Hoops Recruiting: Obi Is The Real Deal

One of the greatest compliments a player can receive is when his coach says that he makes his teammates better. That's exactly what Oklahoma State signee Obi Muonelo does when he's on the court for Santa Fe High School in Edmond, Okla.

The 6-foot-5 Muonelo leads the No. 1-ranked Class 6A Wolves (who will be seeking their second consecutive state title when the playoffs begin Friday) in scoring (20.0 points), assists (5.4), three-point shooting (42.2 percent), free-throw shooting (74.8 percent) and steals (2.0). He also is second in rebounding (6.5). All while averaging just 25.7 minutes a game, or just more than three quarters of each contest.

"It's still a team game," Santa Fe coach Guy Hardaker says. "That's the hardest thing I've tried to emphasis with him because he's a kid that I can say, ‘Hey Obi, go get us 40 (points),' and he might go get us 40 but we might not be as good. He shares the basketball real well. He leads the team in assists and scoring, and is second in rebounding.

"His assists come because (our opponents) have to give him so much attention because he's so good offensively. His assists really do come easily because everybody is really trying to stop O," Harkaker continued. "The last game we had (on Friday night), Putnam City ran a box-and-one (defense) on him. I think it did limit his scoring a little bit, (because) he only had 17. But it just left it so open for Ekpe (Udoh) and some other kids on our team that we won big."

Hardaker says it wouldn't surprise him to see Muonelo be a factor for the Cowboys next November when the 2006-07 season begins.

"I think he's going to go in and play because I think he can help them offensively," the Santa Fe head coach says. "I can already see them yanking him out for defensive reasons, but I think he's going to get 15 to 20 minutes (a game) for sure. He's one of those players who can create his own shot. On the next level defenses are so good that you don't get those wide open pull ups (jumpers). You've got to pull up and make your shot. You can run all the offense you want but it boils down to who can make the plays at the end of the 35-second shot clock. It boils down to somebody making a play and making a shot.

"I'm thinking Obi can still create his own shot (on that level) and that's why I think he's going to immediately help Oklahoma State, because he is the type of guy who can do that. To be real honest, he may make them better by letting them do that. I very seldom run any of my sets for Obi because he's so good at making his own shot. We run our sets for our other kids, and Obi just kinds goes and gets his points."

Hardaker says that Muonelo's offense definitely gives him a chance to be a standout in college.

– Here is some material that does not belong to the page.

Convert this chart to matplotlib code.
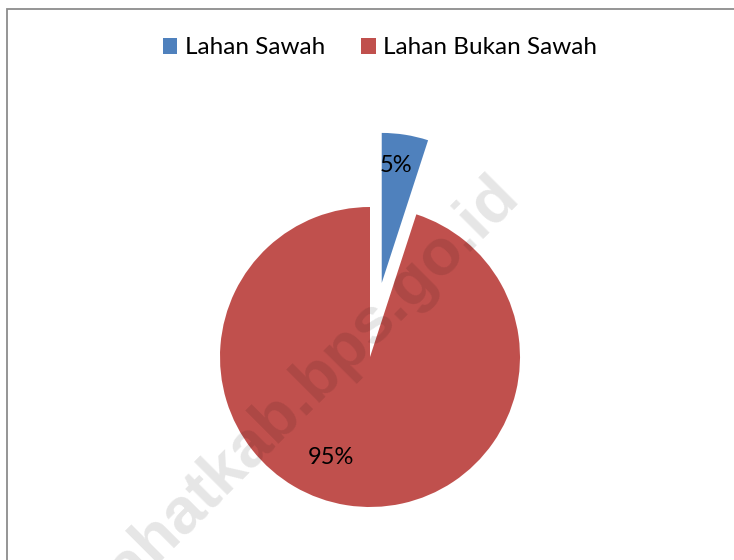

"I think he's really going to be able to help the Cowboys. I think he's going to have to get better defensively to play consistently at that level, but his offensive skills are second to none," he says. "He can dribble in traffic. I don't know how you teach that. He's 6-6, 240 pounds. He's big. He's just blossomed from when he was a freshman to now. He's matured into a strong young man who just keeps getting better and better.

"If you watch him, he's a good shooter and he's a good jumper, but he's not great. I don't think he's one of those guys where you watch him and just say, ‘Oh my gosh, he's the greatest shooter I've ever seen,' or ‘Oh my gosh, he's the greatest jumper.' He's not. He's just good. He can do a little bit of everything. I think his biggest strength is his instinct. He plays on pure instinct. He teaches me a bunch about basketball because I'll see him make a twist off of a set we run, and I'll think how did he get that. It's just pure instinct with that kid."

But Hardaker, as he said earlier, knows that Muonelo will need to improve his defense if he wants to be on the floor for an extended period of time for the Cowboys. "He's going to have to improve defensively. He's got to be a better off-the-ball defender. He loses sight of man and ball. I think less offensively and more defensively he'll need to become a more fundamental player."